◆ Work to be completed
Reproduce the listing below from the line with "What matplotlib code" to the line with "lvl_06b_y = [0.52, 0.505, 0.43, 0.35, 0.28, 0.2]", both lines included, character for character, minus any pictures.

------ Given records ------

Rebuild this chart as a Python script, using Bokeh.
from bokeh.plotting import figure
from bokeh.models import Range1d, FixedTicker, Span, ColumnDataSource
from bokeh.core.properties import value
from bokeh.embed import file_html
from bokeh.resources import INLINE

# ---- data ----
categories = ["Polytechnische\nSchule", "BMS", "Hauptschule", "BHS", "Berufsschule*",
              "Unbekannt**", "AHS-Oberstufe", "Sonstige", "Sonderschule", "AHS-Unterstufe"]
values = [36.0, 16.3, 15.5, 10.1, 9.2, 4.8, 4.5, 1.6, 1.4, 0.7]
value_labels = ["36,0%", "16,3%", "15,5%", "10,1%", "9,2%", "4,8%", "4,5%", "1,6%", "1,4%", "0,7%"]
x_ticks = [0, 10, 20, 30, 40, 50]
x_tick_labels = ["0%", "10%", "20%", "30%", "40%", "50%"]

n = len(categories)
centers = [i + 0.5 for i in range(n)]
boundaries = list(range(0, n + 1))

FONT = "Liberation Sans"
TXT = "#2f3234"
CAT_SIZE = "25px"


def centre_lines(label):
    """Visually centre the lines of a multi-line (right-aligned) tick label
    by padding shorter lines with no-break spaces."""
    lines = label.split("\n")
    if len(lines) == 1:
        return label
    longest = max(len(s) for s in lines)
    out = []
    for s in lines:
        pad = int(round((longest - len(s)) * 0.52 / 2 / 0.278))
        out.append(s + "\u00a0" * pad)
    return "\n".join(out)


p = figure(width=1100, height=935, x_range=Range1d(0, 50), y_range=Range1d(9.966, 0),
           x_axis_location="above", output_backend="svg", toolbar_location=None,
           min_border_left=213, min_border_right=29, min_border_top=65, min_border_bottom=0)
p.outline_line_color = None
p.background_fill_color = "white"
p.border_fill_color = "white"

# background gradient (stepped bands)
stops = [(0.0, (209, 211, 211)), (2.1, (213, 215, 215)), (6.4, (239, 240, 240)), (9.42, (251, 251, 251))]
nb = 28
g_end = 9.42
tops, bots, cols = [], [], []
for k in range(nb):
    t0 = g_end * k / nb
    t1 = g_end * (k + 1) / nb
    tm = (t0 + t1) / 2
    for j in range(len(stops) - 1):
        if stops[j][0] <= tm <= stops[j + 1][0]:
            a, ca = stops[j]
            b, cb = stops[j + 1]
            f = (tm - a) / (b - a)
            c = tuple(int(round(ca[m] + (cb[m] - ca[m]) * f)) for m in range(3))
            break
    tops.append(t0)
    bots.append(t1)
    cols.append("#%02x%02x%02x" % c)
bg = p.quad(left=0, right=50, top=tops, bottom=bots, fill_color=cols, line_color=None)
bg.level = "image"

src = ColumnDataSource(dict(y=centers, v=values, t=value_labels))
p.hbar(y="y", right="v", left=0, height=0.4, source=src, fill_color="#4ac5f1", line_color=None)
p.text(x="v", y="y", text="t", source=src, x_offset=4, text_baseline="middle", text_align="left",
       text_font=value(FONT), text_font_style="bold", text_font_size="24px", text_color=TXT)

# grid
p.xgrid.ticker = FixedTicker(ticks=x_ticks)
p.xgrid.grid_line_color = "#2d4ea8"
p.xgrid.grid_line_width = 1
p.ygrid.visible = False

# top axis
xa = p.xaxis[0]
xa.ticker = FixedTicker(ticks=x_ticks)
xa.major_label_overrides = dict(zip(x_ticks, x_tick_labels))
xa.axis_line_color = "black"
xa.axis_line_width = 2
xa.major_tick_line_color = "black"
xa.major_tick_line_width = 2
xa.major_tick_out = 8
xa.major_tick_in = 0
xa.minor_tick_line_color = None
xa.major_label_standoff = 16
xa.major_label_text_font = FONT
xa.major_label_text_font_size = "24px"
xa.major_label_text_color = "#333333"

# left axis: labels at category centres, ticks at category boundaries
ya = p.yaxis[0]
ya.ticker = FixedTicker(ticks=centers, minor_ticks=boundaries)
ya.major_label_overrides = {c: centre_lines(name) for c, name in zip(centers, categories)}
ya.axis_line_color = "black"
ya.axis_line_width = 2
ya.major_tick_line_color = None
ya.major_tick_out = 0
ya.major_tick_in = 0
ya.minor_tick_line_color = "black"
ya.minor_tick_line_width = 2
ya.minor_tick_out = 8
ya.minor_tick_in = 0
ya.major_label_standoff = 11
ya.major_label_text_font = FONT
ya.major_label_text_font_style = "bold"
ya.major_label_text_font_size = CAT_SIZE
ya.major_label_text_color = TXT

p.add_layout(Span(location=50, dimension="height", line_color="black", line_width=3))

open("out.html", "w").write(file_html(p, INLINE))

------
------ Given records ------

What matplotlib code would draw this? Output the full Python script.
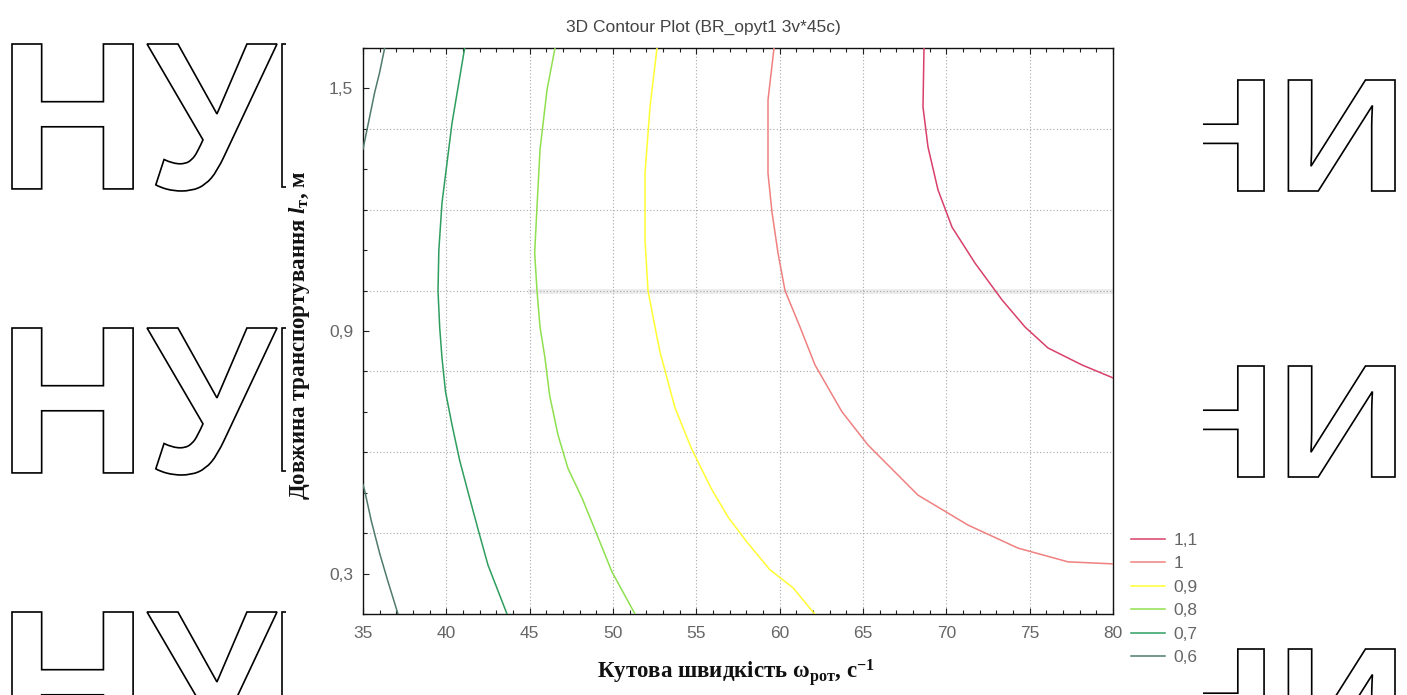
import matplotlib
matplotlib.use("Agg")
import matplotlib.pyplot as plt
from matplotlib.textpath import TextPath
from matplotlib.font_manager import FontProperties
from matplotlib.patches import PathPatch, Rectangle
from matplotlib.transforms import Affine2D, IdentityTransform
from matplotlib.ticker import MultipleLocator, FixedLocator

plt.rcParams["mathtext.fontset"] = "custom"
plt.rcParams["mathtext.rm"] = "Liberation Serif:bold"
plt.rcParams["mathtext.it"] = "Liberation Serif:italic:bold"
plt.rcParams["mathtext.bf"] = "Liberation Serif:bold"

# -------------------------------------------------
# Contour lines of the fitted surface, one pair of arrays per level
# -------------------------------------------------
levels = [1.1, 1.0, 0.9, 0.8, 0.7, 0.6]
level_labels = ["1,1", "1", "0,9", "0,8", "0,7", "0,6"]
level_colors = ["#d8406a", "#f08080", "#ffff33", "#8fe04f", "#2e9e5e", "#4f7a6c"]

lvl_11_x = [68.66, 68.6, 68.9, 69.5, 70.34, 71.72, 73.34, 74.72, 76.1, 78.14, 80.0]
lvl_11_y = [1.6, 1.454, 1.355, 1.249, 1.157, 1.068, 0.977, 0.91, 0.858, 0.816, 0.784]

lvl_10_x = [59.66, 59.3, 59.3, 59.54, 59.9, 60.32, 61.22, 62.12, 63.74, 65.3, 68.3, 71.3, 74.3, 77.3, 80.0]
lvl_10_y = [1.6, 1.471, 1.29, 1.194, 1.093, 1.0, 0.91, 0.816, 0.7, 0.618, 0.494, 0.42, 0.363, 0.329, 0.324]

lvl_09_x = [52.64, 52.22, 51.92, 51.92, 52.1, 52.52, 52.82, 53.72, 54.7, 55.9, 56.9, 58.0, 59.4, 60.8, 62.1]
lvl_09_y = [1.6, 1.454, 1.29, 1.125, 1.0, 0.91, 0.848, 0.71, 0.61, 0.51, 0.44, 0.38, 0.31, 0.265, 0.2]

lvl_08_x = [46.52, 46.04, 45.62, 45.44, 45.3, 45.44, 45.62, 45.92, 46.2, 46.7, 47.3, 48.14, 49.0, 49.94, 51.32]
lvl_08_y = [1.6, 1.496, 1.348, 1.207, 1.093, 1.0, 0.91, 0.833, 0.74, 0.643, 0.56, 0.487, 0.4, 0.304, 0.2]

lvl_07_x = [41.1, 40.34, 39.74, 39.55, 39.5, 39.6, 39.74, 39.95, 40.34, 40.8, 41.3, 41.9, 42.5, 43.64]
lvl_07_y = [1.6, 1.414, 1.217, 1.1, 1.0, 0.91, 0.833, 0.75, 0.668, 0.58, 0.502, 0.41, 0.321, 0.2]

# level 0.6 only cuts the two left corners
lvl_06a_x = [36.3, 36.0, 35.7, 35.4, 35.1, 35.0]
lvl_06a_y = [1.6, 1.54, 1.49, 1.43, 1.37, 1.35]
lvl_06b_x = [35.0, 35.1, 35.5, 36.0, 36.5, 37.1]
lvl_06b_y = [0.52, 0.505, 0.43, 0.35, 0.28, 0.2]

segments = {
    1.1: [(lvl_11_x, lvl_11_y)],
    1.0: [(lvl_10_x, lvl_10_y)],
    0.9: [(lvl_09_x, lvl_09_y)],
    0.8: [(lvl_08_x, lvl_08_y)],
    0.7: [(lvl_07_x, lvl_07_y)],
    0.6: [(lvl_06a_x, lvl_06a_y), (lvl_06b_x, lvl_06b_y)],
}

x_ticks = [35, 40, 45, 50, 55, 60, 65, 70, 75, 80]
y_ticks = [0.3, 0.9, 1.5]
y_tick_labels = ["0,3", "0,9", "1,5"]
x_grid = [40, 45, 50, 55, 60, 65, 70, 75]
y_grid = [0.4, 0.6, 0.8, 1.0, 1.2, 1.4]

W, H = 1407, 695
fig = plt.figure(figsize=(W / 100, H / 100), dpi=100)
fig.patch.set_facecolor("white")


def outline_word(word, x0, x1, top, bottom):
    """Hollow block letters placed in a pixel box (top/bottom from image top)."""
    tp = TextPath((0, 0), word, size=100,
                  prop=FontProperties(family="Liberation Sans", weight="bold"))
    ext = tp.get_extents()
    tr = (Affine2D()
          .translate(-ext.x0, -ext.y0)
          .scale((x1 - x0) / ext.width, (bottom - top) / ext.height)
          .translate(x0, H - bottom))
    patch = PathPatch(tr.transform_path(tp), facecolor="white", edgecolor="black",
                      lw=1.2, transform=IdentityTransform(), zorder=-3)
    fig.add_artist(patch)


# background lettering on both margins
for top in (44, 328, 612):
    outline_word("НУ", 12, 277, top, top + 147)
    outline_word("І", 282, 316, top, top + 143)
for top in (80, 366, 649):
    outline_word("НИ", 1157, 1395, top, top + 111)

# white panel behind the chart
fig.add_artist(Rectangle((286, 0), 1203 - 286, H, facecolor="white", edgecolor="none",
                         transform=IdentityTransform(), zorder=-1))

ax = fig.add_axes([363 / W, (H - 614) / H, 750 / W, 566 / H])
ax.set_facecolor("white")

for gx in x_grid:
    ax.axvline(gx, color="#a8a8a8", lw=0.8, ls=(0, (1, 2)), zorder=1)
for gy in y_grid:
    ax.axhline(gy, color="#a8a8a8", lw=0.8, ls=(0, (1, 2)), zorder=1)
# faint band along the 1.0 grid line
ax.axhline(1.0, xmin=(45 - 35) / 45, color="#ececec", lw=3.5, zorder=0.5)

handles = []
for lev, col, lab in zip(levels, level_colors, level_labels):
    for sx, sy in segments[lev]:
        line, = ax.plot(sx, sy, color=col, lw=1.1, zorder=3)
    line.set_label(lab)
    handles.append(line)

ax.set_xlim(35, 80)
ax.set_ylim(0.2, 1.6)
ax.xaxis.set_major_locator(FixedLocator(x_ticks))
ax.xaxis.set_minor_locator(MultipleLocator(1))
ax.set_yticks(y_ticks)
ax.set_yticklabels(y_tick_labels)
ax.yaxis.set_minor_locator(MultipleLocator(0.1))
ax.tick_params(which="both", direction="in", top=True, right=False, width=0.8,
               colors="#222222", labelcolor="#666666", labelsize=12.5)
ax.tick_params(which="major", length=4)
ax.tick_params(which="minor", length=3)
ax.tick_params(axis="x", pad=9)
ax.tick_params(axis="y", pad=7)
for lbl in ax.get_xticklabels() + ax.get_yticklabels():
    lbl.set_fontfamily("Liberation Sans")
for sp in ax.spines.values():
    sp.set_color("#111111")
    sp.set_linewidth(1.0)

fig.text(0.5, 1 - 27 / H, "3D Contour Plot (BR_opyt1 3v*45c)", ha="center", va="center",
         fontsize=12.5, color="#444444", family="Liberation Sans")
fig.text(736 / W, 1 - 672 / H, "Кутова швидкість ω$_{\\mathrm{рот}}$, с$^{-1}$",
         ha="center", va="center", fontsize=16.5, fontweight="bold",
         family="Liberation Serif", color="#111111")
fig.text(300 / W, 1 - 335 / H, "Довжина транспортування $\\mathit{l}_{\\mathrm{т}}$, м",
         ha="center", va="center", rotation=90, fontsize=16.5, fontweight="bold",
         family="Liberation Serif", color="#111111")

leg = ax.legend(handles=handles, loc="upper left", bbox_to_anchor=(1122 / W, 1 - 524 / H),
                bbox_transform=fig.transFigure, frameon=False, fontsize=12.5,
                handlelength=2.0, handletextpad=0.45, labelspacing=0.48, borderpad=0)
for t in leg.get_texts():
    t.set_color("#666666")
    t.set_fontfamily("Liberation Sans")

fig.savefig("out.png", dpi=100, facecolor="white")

------
------ Given records ------

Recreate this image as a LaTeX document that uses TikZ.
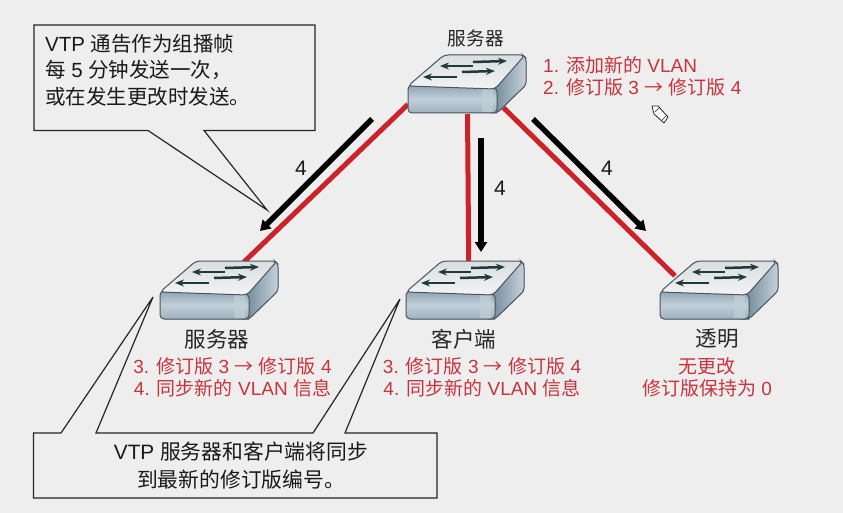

------

◆ Worked answer
What matplotlib code would draw this? Output the full Python script.
import matplotlib
matplotlib.use("Agg")
import matplotlib.pyplot as plt
from matplotlib.textpath import TextPath
from matplotlib.font_manager import FontProperties
from matplotlib.patches import PathPatch, Rectangle
from matplotlib.transforms import Affine2D, IdentityTransform
from matplotlib.ticker import MultipleLocator, FixedLocator

plt.rcParams["mathtext.fontset"] = "custom"
plt.rcParams["mathtext.rm"] = "Liberation Serif:bold"
plt.rcParams["mathtext.it"] = "Liberation Serif:italic:bold"
plt.rcParams["mathtext.bf"] = "Liberation Serif:bold"

# -------------------------------------------------
# Contour lines of the fitted surface, one pair of arrays per level
# -------------------------------------------------
levels = [1.1, 1.0, 0.9, 0.8, 0.7, 0.6]
level_labels = ["1,1", "1", "0,9", "0,8", "0,7", "0,6"]
level_colors = ["#d8406a", "#f08080", "#ffff33", "#8fe04f", "#2e9e5e", "#4f7a6c"]

lvl_11_x = [68.66, 68.6, 68.9, 69.5, 70.34, 71.72, 73.34, 74.72, 76.1, 78.14, 80.0]
lvl_11_y = [1.6, 1.454, 1.355, 1.249, 1.157, 1.068, 0.977, 0.91, 0.858, 0.816, 0.784]

lvl_10_x = [59.66, 59.3, 59.3, 59.54, 59.9, 60.32, 61.22, 62.12, 63.74, 65.3, 68.3, 71.3, 74.3, 77.3, 80.0]
lvl_10_y = [1.6, 1.471, 1.29, 1.194, 1.093, 1.0, 0.91, 0.816, 0.7, 0.618, 0.494, 0.42, 0.363, 0.329, 0.324]

lvl_09_x = [52.64, 52.22, 51.92, 51.92, 52.1, 52.52, 52.82, 53.72, 54.7, 55.9, 56.9, 58.0, 59.4, 60.8, 62.1]
lvl_09_y = [1.6, 1.454, 1.29, 1.125, 1.0, 0.91, 0.848, 0.71, 0.61, 0.51, 0.44, 0.38, 0.31, 0.265, 0.2]

lvl_08_x = [46.52, 46.04, 45.62, 45.44, 45.3, 45.44, 45.62, 45.92, 46.2, 46.7, 47.3, 48.14, 49.0, 49.94, 51.32]
lvl_08_y = [1.6, 1.496, 1.348, 1.207, 1.093, 1.0, 0.91, 0.833, 0.74, 0.643, 0.56, 0.487, 0.4, 0.304, 0.2]

lvl_07_x = [41.1, 40.34, 39.74, 39.55, 39.5, 39.6, 39.74, 39.95, 40.34, 40.8, 41.3, 41.9, 42.5, 43.64]
lvl_07_y = [1.6, 1.414, 1.217, 1.1, 1.0, 0.91, 0.833, 0.75, 0.668, 0.58, 0.502, 0.41, 0.321, 0.2]

# level 0.6 only cuts the two left corners
lvl_06a_x = [36.3, 36.0, 35.7, 35.4, 35.1, 35.0]
lvl_06a_y = [1.6, 1.54, 1.49, 1.43, 1.37, 1.35]
lvl_06b_x = [35.0, 35.1, 35.5, 36.0, 36.5, 37.1]
lvl_06b_y = [0.52, 0.505, 0.43, 0.35, 0.28, 0.2]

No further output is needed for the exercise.